- **MATERIAL**

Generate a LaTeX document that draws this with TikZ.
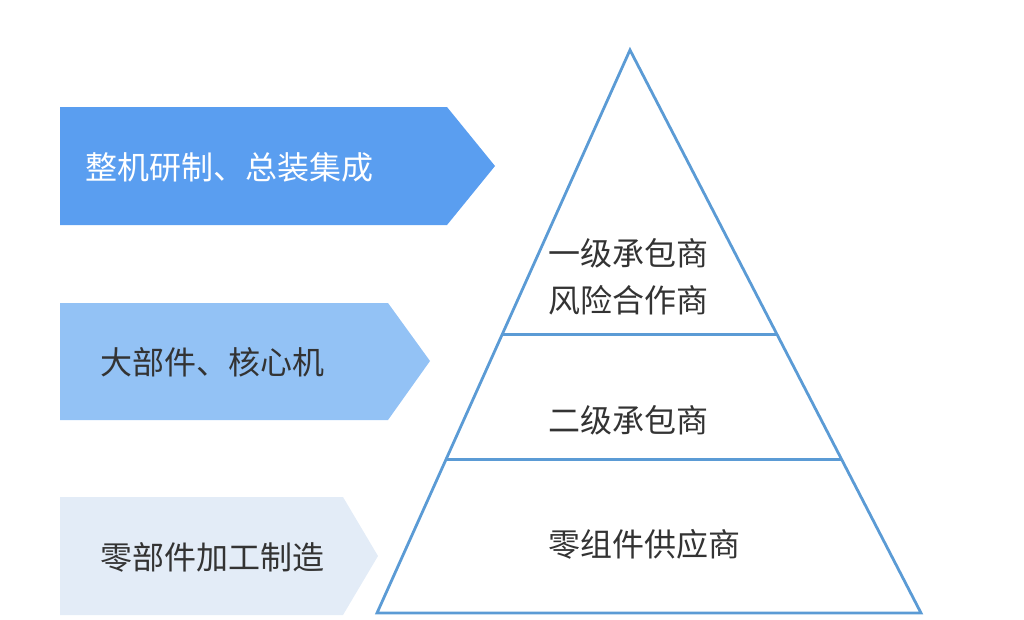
\documentclass[tikz,border=0pt]{standalone}
\usepackage{fontspec}
\setmainfont{Noto Sans CJK SC}
\usepackage{xcolor}
\usetikzlibrary{positioning, calc}

\definecolor{bandtop}{HTML}{5A9EF0}
\definecolor{bandmid}{HTML}{93C2F5}
\definecolor{bandlow}{HTML}{E3ECF7}
\definecolor{pyrline}{HTML}{5B9BD5}
\definecolor{txtdark}{HTML}{333333}

\begin{document}
\begin{tikzpicture}[x=1pt, y=-1pt,
	label/.style={font=\fontsize{32}{47}\selectfont, inner sep=0pt, anchor=west},
	pyr/.style={draw=pyrline, line width=2.8pt, line join=miter}]
	\useasboundingbox (0,0) rectangle (1024,619);
	% arrow bands
	\fill[bandtop] (60,107) -- (447,107) -- (495,166) -- (447,225) -- (60,225) -- cycle;
	\fill[bandmid] (60,303) -- (388,303) -- (430,361) -- (388,420) -- (60,420) -- cycle;
	\fill[bandlow] (60,497) -- (343,497) -- (378,556) -- (343,615) -- (60,615) -- cycle;
	\node[label, white] (top) at (85,167) {整机研制、总装集成};
	\node[label, txtdark] (mid) at (100,362) {大部件、核心机};
	\node[label, txtdark] (low) at (100,557) {零部件加工制造};
	% pyramid
	\coordinate (apex) at (630,50);
	\coordinate (bl) at (377,613);
	\coordinate (br) at (921,613);
	\draw[pyr] (bl) -- (apex) -- (br) -- cycle;
	\draw[pyr] ($(bl)!0.494!(apex)$) coordinate (l1) -- ($(br)!0.494!(apex)$) coordinate (r1);
	\draw[pyr] ($(bl)!0.272!(apex)$) coordinate (l2) -- ($(br)!0.272!(apex)$) coordinate (r2);
	\node[label, txtdark, align=left] (tier1) at (548,277) {一级承包商\\风险合作商};
	\node[label, txtdark] (tier2) at (548,420) {二级承包商};
	\node[label, txtdark] (tier3) at (548,544) {零组件供应商};
\end{tikzpicture}
\end{document}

- **STATED PROBLEM**
Repeat the lines above exactly, and keep every picture out.

- **THE RESULT**
Generate a LaTeX document that draws this with TikZ.
\documentclass[tikz,border=0pt]{standalone}
\usepackage{fontspec}
\setmainfont{Noto Sans CJK SC}
\usepackage{xcolor}
\usetikzlibrary{positioning, calc}

\definecolor{bandtop}{HTML}{5A9EF0}
\definecolor{bandmid}{HTML}{93C2F5}
\definecolor{bandlow}{HTML}{E3ECF7}
\definecolor{pyrline}{HTML}{5B9BD5}
\definecolor{txtdark}{HTML}{333333}

\begin{document}
\begin{tikzpicture}[x=1pt, y=-1pt,
	label/.style={font=\fontsize{32}{47}\selectfont, inner sep=0pt, anchor=west},
	pyr/.style={draw=pyrline, line width=2.8pt, line join=miter}]
	\useasboundingbox (0,0) rectangle (1024,619);
	% arrow bands
	\fill[bandtop] (60,107) -- (447,107) -- (495,166) -- (447,225) -- (60,225) -- cycle;
	\fill[bandmid] (60,303) -- (388,303) -- (430,361) -- (388,420) -- (60,420) -- cycle;
	\fill[bandlow] (60,497) -- (343,497) -- (378,556) -- (343,615) -- (60,615) -- cycle;
	\node[label, white] (top) at (85,167) {整机研制、总装集成};
	\node[label, txtdark] (mid) at (100,362) {大部件、核心机};
	\node[label, txtdark] (low) at (100,557) {零部件加工制造};
	% pyramid
	\coordinate (apex) at (630,50);
	\coordinate (bl) at (377,613);
	\coordinate (br) at (921,613);
	\draw[pyr] (bl) -- (apex) -- (br) -- cycle;
	\draw[pyr] ($(bl)!0.494!(apex)$) coordinate (l1) -- ($(br)!0.494!(apex)$) coordinate (r1);
	\draw[pyr] ($(bl)!0.272!(apex)$) coordinate (l2) -- ($(br)!0.272!(apex)$) coordinate (r2);
	\node[label, txtdark, align=left] (tier1) at (548,277) {一级承包商\\风险合作商};
	\node[label, txtdark] (tier2) at (548,420) {二级承包商};
	\node[label, txtdark] (tier3) at (548,544) {零组件供应商};
\end{tikzpicture}
\end{document}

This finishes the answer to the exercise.